Quid des contrats liés au pétrole ?
Les contrats de GNL liés au pétrole sont de plus en plus chers. Pour un contrat débutant aujourd’hui, le taux s’élève à quelque 20$/mmbtu alors que le Brent se vend à 120$/baril. On observe alors une indexation de 17% sur le Brent, ce qui correspond à une hausse de 50% par rapport aux contrats signés l’année dernière.
Ainsi, les entreprises allemandes se tournent vers le Qatar. Toutefois, elles devront probablement signer des contrats de 10 ans et à des prix 50% plus importants que ceux d’il y a un an.

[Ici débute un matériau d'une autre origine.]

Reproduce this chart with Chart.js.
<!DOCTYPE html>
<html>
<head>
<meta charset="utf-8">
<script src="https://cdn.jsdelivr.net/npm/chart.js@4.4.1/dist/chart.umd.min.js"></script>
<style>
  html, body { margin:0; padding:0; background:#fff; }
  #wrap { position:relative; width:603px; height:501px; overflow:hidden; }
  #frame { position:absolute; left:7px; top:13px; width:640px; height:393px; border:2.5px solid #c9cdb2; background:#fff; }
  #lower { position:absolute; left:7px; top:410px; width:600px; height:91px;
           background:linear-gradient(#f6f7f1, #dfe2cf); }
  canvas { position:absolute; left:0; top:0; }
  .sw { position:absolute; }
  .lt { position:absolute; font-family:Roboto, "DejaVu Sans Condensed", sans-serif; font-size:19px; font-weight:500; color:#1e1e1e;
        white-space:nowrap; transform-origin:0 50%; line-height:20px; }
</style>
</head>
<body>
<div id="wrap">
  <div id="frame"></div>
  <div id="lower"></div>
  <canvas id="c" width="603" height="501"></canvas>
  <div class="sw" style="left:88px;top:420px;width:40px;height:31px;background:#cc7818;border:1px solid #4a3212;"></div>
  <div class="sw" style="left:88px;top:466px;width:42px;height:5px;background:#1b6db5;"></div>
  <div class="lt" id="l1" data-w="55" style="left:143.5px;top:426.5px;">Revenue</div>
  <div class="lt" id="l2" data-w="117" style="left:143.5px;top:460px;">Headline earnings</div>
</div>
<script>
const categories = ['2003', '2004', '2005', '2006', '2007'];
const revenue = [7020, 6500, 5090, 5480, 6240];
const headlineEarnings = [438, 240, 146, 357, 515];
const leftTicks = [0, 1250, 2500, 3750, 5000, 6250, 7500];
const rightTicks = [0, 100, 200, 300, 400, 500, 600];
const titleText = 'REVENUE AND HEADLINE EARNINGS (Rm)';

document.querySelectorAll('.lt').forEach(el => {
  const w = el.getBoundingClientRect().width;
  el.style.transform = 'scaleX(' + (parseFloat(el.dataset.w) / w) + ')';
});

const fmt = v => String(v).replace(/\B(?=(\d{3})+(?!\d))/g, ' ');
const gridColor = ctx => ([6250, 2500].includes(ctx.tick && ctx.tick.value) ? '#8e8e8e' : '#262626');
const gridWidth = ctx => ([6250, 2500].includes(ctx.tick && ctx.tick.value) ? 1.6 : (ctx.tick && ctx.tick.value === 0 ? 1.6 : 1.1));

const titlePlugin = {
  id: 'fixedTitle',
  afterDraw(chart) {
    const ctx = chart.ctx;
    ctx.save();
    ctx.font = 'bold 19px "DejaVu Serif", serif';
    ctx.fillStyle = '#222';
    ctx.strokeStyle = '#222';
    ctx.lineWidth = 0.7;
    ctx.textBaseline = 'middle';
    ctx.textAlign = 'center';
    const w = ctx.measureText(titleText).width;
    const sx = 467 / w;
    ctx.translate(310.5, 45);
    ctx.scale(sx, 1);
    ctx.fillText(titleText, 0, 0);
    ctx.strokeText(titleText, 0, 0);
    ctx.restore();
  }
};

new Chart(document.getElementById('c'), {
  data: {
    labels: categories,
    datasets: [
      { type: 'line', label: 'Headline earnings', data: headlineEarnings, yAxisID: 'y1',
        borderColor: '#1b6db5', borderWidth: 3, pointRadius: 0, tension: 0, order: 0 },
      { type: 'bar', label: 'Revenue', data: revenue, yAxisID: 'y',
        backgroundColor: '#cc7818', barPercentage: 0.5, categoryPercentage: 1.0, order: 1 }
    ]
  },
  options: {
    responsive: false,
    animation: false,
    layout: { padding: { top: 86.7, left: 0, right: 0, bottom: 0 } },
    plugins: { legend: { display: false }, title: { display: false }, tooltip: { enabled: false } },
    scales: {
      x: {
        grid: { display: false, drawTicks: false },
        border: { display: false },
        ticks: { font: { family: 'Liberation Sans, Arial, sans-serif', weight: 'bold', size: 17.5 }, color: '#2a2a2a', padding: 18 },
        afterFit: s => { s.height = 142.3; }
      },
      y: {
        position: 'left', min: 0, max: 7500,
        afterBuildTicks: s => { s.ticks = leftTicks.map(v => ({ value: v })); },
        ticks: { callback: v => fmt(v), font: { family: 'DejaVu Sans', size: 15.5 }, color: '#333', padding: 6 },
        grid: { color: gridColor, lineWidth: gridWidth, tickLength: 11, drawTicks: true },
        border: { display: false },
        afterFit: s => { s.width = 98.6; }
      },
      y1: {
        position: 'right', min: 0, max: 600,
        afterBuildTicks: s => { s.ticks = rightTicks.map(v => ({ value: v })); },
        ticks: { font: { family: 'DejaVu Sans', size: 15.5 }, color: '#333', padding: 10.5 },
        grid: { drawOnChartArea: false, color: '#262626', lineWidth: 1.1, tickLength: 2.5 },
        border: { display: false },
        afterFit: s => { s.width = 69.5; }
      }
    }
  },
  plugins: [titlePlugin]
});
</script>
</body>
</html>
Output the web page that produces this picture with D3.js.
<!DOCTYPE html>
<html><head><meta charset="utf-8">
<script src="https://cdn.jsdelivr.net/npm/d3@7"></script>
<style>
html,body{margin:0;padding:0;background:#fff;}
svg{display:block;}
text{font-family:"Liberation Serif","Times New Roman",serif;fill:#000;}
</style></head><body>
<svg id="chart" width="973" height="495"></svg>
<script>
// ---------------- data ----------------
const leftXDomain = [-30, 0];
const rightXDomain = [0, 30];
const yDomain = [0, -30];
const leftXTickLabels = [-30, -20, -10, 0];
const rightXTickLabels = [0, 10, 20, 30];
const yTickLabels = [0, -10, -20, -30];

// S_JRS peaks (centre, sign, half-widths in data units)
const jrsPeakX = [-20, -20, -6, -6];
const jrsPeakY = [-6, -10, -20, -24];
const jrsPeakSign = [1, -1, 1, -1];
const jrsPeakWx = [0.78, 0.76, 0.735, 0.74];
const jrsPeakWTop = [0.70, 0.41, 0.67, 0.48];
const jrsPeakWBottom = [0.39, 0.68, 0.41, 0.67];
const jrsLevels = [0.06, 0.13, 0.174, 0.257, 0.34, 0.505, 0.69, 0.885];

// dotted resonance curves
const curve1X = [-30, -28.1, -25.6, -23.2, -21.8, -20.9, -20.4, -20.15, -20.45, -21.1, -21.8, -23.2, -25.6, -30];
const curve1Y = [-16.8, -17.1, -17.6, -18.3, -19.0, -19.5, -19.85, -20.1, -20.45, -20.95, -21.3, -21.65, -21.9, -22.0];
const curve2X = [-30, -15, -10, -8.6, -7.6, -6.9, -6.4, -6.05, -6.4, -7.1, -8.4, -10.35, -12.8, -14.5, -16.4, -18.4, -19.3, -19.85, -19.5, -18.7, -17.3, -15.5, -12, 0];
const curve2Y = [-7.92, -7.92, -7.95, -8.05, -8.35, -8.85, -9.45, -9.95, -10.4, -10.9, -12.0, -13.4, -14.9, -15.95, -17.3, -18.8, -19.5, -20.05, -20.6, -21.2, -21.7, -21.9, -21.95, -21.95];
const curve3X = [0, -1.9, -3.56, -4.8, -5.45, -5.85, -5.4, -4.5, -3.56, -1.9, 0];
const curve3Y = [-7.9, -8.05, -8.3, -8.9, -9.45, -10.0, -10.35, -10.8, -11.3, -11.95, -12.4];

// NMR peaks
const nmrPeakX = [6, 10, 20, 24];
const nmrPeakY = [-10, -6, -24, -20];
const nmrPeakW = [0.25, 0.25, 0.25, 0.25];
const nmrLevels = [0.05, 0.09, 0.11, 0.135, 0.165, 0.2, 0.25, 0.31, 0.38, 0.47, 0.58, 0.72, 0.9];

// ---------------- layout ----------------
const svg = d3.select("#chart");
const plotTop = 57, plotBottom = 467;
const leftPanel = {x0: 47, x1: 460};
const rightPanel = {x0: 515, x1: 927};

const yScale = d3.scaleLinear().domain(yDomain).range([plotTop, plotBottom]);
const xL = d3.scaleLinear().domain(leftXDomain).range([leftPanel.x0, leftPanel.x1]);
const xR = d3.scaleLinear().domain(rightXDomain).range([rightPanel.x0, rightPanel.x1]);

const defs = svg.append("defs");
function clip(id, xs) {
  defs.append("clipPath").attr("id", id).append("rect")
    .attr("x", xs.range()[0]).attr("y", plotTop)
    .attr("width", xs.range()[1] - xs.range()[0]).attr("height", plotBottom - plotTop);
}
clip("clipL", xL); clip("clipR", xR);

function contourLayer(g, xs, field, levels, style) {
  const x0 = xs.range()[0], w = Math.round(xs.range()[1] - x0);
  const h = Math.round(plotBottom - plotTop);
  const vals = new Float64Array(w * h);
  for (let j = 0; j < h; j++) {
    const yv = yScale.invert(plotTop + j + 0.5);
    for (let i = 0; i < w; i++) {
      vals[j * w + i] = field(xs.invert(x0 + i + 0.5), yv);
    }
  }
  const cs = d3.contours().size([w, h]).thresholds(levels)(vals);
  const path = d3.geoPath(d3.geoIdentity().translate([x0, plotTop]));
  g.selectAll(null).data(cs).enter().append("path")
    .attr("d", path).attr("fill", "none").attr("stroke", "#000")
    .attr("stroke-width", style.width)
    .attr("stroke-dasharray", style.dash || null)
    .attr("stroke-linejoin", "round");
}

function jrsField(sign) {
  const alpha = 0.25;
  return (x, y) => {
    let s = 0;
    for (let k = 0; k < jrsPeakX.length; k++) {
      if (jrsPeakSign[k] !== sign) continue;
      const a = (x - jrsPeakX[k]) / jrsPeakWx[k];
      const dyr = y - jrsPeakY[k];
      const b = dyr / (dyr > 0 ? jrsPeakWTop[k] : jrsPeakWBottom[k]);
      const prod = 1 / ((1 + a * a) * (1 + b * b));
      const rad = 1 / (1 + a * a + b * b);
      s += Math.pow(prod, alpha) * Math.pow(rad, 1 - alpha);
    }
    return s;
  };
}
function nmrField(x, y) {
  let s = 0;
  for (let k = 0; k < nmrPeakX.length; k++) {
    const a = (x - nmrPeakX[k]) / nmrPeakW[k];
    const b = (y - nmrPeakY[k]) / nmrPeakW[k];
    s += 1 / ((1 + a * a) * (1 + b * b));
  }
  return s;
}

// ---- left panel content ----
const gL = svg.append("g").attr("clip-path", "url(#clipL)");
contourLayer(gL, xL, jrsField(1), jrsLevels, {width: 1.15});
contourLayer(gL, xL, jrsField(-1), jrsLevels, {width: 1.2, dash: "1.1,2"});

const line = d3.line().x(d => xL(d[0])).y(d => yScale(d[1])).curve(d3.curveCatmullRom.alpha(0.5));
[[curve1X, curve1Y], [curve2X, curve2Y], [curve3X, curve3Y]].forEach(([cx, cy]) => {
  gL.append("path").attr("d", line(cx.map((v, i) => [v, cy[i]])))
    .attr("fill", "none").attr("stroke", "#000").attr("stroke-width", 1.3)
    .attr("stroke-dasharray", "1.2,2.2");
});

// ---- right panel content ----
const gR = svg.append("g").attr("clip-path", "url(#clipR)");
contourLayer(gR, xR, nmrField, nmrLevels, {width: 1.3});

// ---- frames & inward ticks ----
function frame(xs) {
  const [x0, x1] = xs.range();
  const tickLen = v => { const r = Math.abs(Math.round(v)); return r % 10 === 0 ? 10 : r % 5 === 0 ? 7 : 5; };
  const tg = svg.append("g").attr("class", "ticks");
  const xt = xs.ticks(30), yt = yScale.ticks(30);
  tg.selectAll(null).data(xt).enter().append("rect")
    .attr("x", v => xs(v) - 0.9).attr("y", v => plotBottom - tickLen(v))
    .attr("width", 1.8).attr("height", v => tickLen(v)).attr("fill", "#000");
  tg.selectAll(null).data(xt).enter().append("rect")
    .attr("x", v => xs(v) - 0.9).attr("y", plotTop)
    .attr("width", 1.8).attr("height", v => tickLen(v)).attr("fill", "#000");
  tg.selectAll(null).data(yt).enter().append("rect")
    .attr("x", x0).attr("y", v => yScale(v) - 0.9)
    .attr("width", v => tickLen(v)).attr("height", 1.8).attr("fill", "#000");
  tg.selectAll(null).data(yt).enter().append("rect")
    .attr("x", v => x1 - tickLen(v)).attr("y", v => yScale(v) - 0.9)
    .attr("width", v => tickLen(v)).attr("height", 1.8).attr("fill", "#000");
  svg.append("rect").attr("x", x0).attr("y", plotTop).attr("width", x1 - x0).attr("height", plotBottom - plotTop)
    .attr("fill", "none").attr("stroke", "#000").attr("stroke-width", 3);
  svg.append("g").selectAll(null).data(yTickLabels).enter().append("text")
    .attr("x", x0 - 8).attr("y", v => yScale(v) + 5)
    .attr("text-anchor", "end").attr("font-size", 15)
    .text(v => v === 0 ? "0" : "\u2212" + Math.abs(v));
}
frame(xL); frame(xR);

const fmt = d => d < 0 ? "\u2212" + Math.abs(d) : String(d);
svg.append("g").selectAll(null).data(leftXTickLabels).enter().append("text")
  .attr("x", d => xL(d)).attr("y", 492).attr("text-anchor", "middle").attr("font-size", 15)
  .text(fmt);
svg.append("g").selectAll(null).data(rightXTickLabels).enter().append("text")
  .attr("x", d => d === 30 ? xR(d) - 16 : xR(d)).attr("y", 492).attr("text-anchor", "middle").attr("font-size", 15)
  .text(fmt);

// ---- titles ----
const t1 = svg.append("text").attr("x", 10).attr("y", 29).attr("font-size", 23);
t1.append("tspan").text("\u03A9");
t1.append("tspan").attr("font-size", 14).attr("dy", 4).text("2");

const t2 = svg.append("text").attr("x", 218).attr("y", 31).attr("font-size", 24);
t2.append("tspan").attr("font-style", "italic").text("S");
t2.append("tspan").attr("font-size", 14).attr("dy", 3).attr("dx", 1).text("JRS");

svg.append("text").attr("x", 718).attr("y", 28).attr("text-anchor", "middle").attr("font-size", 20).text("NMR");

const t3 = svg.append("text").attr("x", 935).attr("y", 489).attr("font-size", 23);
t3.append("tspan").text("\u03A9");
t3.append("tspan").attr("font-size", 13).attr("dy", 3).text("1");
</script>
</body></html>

Quelles perspectives face à la flambée des prix ?
Il semble que les marchés du gaz sont face à une réelle révolution. L’ère du gaz bon marché paraît bien loin. De plus, la politique énergétique menée par l’Europe semble vouloir se détourner des contrats à moyen terme. Ainsi, les dirigeants européens devront sans doute rallonger la durée des contrats.
Toutefois, les analystes estiment que les prix du GNL finiront par baisser. Les prix du GNL spot pourraient diminuer en 2026 avec la mise en service de la nouvelle offre. Mais des incertitudes persistent, notamment concernant la Russie. En outre, il y a un risque de bulle de GNL. Ainsi, plus les prix élevés durent dans le temps et plus les risques d’une bulle de GNL augmentent. Or, un effondrement des prix au comptant déboucherait sur une nouvelle flambée des prix du Henry Hub et des contrats liés au pétrole.
Ainsi, les acheteurs sont inquiets. Ils s’efforcent alors à constituer un portefeuille à faible risque. Celui-ci doit être compétitif en termes de prix. Néanmoins, il s’agit d’une tâche extrêmement difficile au vu du contexte actuel.
Les entreprises devraient alors revenir à l’essentiel. Il est nécessaire que les services publics, mais aussi les négociants, trouvent un juste équilibre entre les contrats du Henry Hub et les contrats liés au pétrole. La diversification des portefeuilles semble ainsi être le choix le moins risqué.